Provided information>
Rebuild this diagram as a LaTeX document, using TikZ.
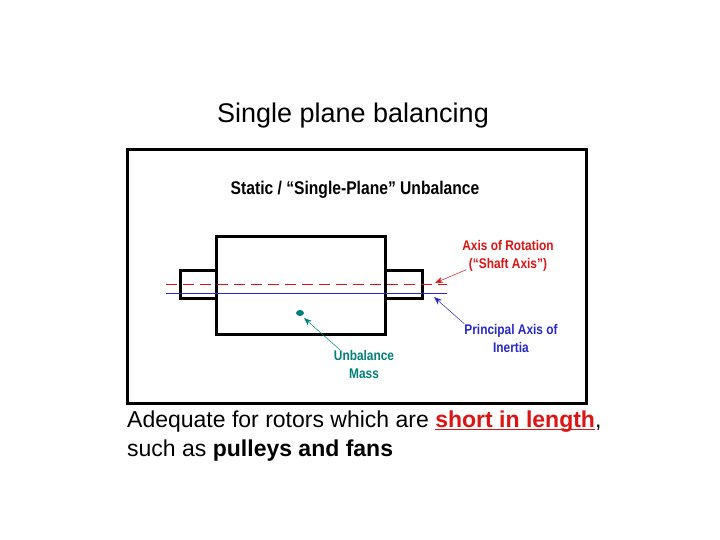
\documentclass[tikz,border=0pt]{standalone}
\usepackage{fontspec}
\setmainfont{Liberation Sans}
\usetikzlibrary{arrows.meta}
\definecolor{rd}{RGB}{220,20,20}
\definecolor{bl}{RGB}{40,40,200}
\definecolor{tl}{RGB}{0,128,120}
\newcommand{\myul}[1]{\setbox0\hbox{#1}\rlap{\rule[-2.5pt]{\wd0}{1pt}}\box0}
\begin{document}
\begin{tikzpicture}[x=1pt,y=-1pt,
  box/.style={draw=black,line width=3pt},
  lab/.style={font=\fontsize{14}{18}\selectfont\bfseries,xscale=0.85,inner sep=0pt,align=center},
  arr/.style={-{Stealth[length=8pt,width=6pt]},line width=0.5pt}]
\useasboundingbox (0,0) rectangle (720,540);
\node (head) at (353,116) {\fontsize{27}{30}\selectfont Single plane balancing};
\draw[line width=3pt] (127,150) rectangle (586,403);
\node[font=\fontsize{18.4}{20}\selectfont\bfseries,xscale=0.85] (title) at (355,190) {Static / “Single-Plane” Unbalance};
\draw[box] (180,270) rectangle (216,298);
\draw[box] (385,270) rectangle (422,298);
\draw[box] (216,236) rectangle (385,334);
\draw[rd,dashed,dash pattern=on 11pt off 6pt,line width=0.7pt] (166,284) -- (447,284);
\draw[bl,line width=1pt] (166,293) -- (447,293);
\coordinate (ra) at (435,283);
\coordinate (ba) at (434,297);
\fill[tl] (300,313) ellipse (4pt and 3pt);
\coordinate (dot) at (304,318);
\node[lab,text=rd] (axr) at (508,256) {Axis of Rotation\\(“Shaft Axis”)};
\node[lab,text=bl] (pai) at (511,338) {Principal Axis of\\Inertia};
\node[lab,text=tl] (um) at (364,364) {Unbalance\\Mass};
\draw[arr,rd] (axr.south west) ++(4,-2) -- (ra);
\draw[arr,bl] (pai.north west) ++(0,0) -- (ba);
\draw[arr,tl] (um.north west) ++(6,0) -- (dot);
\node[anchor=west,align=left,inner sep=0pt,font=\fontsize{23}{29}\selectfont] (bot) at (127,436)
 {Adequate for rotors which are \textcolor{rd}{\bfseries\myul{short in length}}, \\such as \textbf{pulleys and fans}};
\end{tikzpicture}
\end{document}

==

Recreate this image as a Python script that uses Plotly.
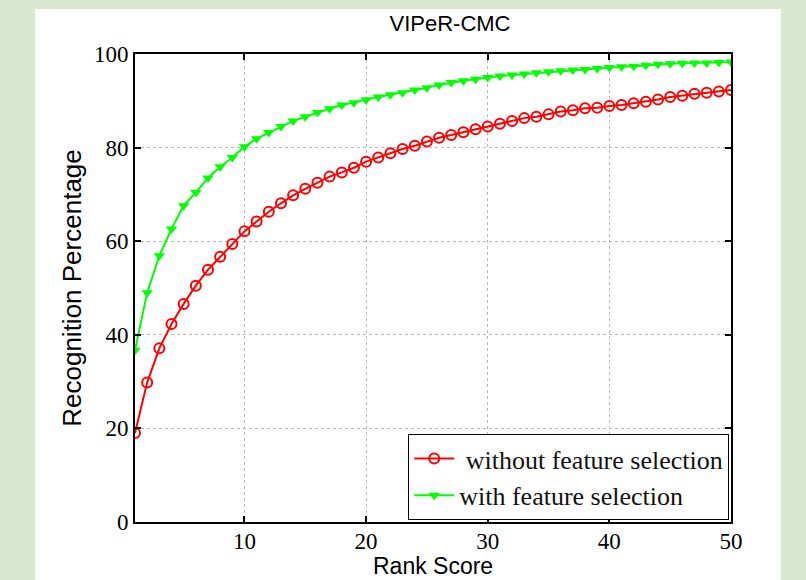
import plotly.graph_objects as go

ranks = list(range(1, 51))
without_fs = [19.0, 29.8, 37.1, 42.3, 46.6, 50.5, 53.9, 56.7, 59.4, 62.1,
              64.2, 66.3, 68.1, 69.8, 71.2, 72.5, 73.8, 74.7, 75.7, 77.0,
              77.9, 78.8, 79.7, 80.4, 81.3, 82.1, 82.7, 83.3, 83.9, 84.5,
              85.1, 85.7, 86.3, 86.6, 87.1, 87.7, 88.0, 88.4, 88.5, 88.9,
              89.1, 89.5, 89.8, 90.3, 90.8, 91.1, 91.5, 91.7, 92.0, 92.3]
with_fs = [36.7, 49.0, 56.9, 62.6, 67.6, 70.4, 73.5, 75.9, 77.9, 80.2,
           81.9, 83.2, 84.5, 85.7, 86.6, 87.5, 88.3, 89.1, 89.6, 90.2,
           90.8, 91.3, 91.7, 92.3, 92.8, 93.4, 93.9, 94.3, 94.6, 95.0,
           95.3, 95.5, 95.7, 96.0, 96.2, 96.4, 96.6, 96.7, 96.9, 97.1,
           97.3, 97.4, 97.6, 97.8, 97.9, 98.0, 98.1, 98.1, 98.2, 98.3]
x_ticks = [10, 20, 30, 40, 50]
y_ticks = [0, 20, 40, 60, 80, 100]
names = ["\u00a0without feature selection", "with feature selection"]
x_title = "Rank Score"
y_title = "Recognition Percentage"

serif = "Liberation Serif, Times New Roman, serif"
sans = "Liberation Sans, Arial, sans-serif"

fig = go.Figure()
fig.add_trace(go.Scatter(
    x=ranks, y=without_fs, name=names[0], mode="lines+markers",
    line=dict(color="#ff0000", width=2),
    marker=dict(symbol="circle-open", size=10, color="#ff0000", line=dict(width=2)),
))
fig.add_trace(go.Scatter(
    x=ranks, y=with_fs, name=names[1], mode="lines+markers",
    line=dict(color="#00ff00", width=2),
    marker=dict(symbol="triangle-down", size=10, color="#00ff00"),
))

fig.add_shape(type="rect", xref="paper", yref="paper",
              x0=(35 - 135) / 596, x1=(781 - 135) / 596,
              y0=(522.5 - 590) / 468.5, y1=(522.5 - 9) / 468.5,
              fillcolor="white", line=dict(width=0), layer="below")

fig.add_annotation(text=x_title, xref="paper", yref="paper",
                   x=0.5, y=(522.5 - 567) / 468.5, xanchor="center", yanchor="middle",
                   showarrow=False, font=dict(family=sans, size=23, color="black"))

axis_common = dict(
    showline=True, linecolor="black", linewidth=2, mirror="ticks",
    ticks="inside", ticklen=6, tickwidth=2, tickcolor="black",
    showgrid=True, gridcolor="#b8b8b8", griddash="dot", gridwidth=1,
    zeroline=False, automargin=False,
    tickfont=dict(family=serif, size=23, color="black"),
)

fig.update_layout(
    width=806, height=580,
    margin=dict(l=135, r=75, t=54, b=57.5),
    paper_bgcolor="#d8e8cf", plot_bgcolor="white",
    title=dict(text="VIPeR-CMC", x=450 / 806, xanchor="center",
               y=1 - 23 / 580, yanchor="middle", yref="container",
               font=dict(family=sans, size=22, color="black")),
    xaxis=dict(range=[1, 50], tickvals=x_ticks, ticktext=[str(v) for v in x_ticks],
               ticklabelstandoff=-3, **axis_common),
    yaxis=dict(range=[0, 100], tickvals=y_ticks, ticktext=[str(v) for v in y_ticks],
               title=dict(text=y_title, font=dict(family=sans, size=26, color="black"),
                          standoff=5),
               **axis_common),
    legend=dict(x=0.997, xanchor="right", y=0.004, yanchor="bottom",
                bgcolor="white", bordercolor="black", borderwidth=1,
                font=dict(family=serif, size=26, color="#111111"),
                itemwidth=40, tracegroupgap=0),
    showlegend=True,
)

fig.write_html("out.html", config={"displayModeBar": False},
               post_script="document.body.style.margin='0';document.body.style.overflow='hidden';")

The problem>
Select, from the listing, all lines that include the word "this".

Final answer>
Rebuild this diagram as a LaTeX document, using TikZ.
Recreate this image as a Python script that uses Plotly.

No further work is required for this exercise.